It is a very detailed snapshot, not a general overview.
Believe me, I
do not know that much about life
insurance products in general. Anything I know about
my policy may be irrelevant to what someone else has.
It has features which are not common to all Whole Life policies.
These include:
- dividend participation
My policy earns dividends. Not all Whole Life policies
do. Dividends are not guaranteed, but when NYL declares
that there has been a divisible surplus, I am
guaranteed to get a share of that "surplus". During the first
year of my policy, it was not eligible for dividends. But
it has earned dividends in the other four years I have had the
policy. These dividends were in line with the projected
earnings in my policy illustration. Another characteristic of
participating policies is that premiums are due for the life
of the policy. The company generally will project that
after a time, earned dividends will be able to pay the premiums,
but since the dividends themselves are not guaranteed, neither
is this self-supporting aspect. Participating policies are
generally sold by mutual insurance companies. In theory,
the very purpose of the mutuality is to split earnings among all
owners of the mutuality. The owners of a mutuality are
the policy-holders, not stockholders.
- There is a class of Whole Life policies called "non-participating".
They are not eligible for dividends (eg, they do not "participate"
in the general investment earnings of the company). In
compensation, the premiums are only due for a fixed number
of years, and may be cheaper than the premiums on a
participating policy. Also, there will be a guaranteed rate
of return on the invested portion of your premiums, such as
4%. You might earn more than this. However, the
stockholders (of the corporation which sold you the non-participating
policy) expect to earn money from your business as well, and
presumably they will. Even if a stock company sold you
a participating policy, you can bet that stockholders expect
a piece of the action.
- New York Life is a mutuality which also owns stock companies.
Thus its management does not believe one design (mutual versus stock)
is fundamentally "better" than the other. I somewhat agree.
If you have a fair contract from an honest, conservative company,
that is a good thing.
- Stock companies can offer other kinds of permanent insurance
(such as Universal Life (UL), Variable Life (VL),
and even Variable Universal Life (VUL)).
Since the risk and benefit do not have to be split commonly among
all policy holders, each customer has more control of his
individual policy. For example, someone with a VL policy
may be able to invest in a mutual fund. If it goes
up 20%, he is happy. If it goes down 30%, he is unhappy,
but the loss is his alone, not an entire mutuality.
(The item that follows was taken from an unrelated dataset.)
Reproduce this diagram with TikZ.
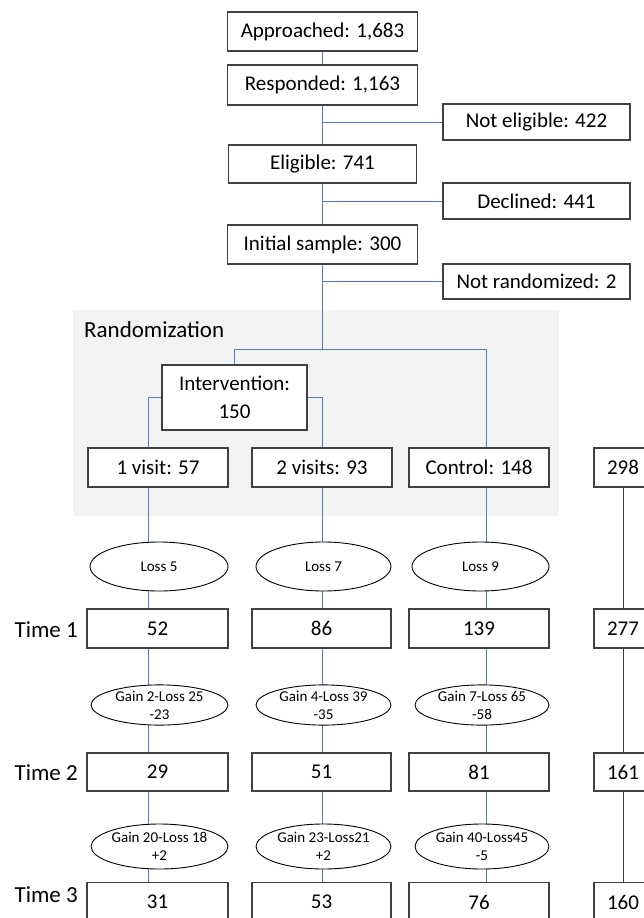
\documentclass[tikz,border=0pt]{standalone}
\usepackage{fontspec}
\setmainfont{Carlito}
\usepackage{tikz}
\usetikzlibrary{shapes,calc,backgrounds}
\definecolor{linkblue}{RGB}{84,121,196}
\definecolor{boxgray}{RGB}{64,64,64}
\definecolor{randgray}{RGB}{242,243,243}

\begin{document}
\begin{tikzpicture}[x=1pt,y=-1pt,
	box_node/.style={rectangle,draw=boxgray,line width=1.2pt,fill=white,inner sep=0pt,minimum height=39pt,font=\fontsize{21}{28}\selectfont,align=center},
	oval_node/.style={ellipse,draw=black,line width=0.9pt,fill=white,inner sep=0pt,minimum height=45pt,font=\fontsize{15}{18}\selectfont,align=center},
	time_node/.style={anchor=east,inner sep=0pt,font=\fontsize{23}{28}\selectfont},
	blue_line/.style={draw=linkblue,line width=0.9pt},
	gray_line/.style={draw=boxgray,line width=0.9pt}]
				\useasboundingbox (0,0) rectangle (643,918);
				\node[anchor=west,inner sep=0pt,font=\fontsize{23}{28}\selectfont](rand) at (84,330){Randomization};
				\node[box_node,minimum width=190pt](appr) at (322.5,31.5){Approached: 1,683};
				\node[box_node,minimum width=190pt,minimum height=40pt](resp) at (322.5,85){Responded: 1,163};
				\node[box_node,minimum width=188pt,minimum height=38pt](elig) at (322.5,164){Eligible: 741};
				\node[box_node,minimum width=190pt](init) at (322.5,244.5){Initial sample: 300};
				\node[box_node,minimum width=187pt,minimum height=36pt](nelig) at (536.5,122){Not eligible: 422};
				\node[box_node,minimum width=187pt,minimum height=36pt](decl) at (536.5,201){Declined: 441};
				\node[box_node,minimum width=187pt,minimum height=35pt](nrand) at (536.5,281.5){Not randomized: 2};
				\node[box_node,minimum width=145pt,minimum height=65pt](interv) at (234.5,397.5){Intervention:\\150};
				\coordinate (split) at (322.5,349);
				\coordinate (ctrlin) at (486,349);
				\coordinate (cola) at (148,0);
				\coordinate (colb) at (322.5,0);
				\coordinate (colc) at (486,0);
				\node[box_node,minimum width=140pt](a0) at (158,467.5){1 visit: 57};
				\node[box_node,minimum width=140pt](b0) at (322,467.5){2 visits: 93};
				\node[box_node,minimum width=140pt](c0) at (479,467.5){Control: 148};
				\node[box_node,minimum width=58pt](d0) at (623,467.5){298};
				\node[oval_node,minimum width=138pt,minimum height=49pt](a1) at (159,566.5){Loss 5};
				\node[oval_node,minimum width=135pt,minimum height=49pt](b1) at (323.5,566.5){Loss 7};
				\node[oval_node,minimum width=137pt,minimum height=49pt](c1) at (480.5,566.5){Loss 9};
				\node[box_node,minimum width=141pt](a2) at (157.5,628.5){52};
				\node[box_node,minimum width=139pt](b2) at (321.5,628.5){86};
				\node[box_node,minimum width=140pt](c2) at (479,628.5){139};
				\node[box_node,minimum width=58pt](d2) at (623,628.5){277};
				\node[oval_node,minimum width=137pt,minimum height=40pt](a3) at (159.5,705){Gain 2-Loss 25\\-23};
				\node[oval_node,minimum width=135pt,minimum height=40pt](b3) at (323.5,705){Gain 4-Loss 39\\-35};
				\node[oval_node,minimum width=134pt,minimum height=40pt](c3) at (482,705){Gain 7-Loss 65\\-58};
				\node[box_node,minimum width=141pt,minimum height=38pt](a4) at (157.5,772){29};
				\node[box_node,minimum width=139pt,minimum height=38pt](b4) at (321.5,772){51};
				\node[box_node,minimum width=140pt,minimum height=38pt](c4) at (479,772){81};
				\node[box_node,minimum width=58pt,minimum height=38pt](d4) at (623,772){161};
				\node[oval_node,minimum width=137pt](a5) at (159.5,846.5){Gain 20-Loss 18\\+2};
				\node[oval_node,minimum width=135pt](b5) at (323.5,846.5){Gain 23-Loss21\\+2};
				\node[oval_node,minimum width=134pt](c5) at (482,846.5){Gain 40-Loss45\\-5};
				\node[box_node,minimum width=141pt](a6) at (157.5,902){31};
				\node[box_node,minimum width=139pt](b6) at (321.5,902){53};
				\node[box_node,minimum width=140pt](c6) at (479,902){76};
				\node[box_node,minimum width=58pt](d6) at (623,902){160};
				\node[time_node](time1) at (78,630){Time 1};
				\node[time_node](time2) at (78,773){Time 2};
				\node[time_node](time3) at (78,895){Time 3};
				\begin{scope}[on background layer]
				\fill[randgray] (73,310) rectangle (559,516);
				\path[blue_line]
				(appr) edge (resp)
				(resp) edge (elig)
				(elig) edge (init)
				(init) edge (split);
				\draw[blue_line] (nelig) -- (nelig -| resp);
				\draw[blue_line] (decl) -- (decl -| elig);
				\draw[blue_line] (nrand) -- (nrand -| init);
				\draw[blue_line] (interv) |- (ctrlin) -- (ctrlin |- c0);
				\draw[blue_line] (interv) -| (a0 -| cola);
				\draw[blue_line] (interv) -| (b0 -| colb);
				\foreach \col in {a,b,c}
					\foreach \i/\j in {0/1,1/2,2/3,3/4,4/5,5/6}
						\draw[blue_line] (\col\i -| col\col) -- (\col\j -| col\col);
				\foreach \i/\j in {0/2,2/4,4/6}
					\draw[gray_line] (d\i) -- (d\j);
				\end{scope}
			\end{tikzpicture}
\end{document}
- On the other hand, I think its pretty
darn nifty to be part of an organization that was designed in such
a way as to have outlasted most governments on Earth (over 150 years
and counting!). I chose NYL over a stock company for the
very reason that it was a mutuality.
(Yes, Mr. Franzen is aware that he is weird.
[the Editor])
- OPP rider
Back to my policy (sorry!). A rider is an additional
contractual agreement not part of the base policy. This OPP
rider allows me the Option to Purchase Paid-up additional
insurance. This is "single-premium" insurance; it is fully
paid for at time of purchase. The money I pay for it
immediately becomes part of the cash value of the policy
(less a 3% load the first year). So if I buy $100 of OPP,
my policy cash value goes up by $97. The older I get,
the less insurance $97 will buy ($306
death benefit at age 42, $226 at age 52, etc. --
the cost changes annually). The OPP cash
value is guaranteed to go up a little bit each year, and the
original OPP payment becomes part of the value of the policy
eligible to earn dividends. So it has both a low, but guaranteed
earning, and a higher but non-guaranteed potential earning.
When I talked about front-loaded cash above, what that
cash buys is OPP paid-up additions. Another Whole Life product
may not have the capability to do this. I understand that
this feature is common to Universal Life insurance, another type
of permanent insurance. UL is designed to give the policy-holder
greater control of his premium and death benefit.
I need to say that my NYL agent never represented my
policy as being "like" Universal Life insurance; I did not even
know that my OPP rider was not a common feature of Whole Life
policies until a friend told me when he reviewed this site.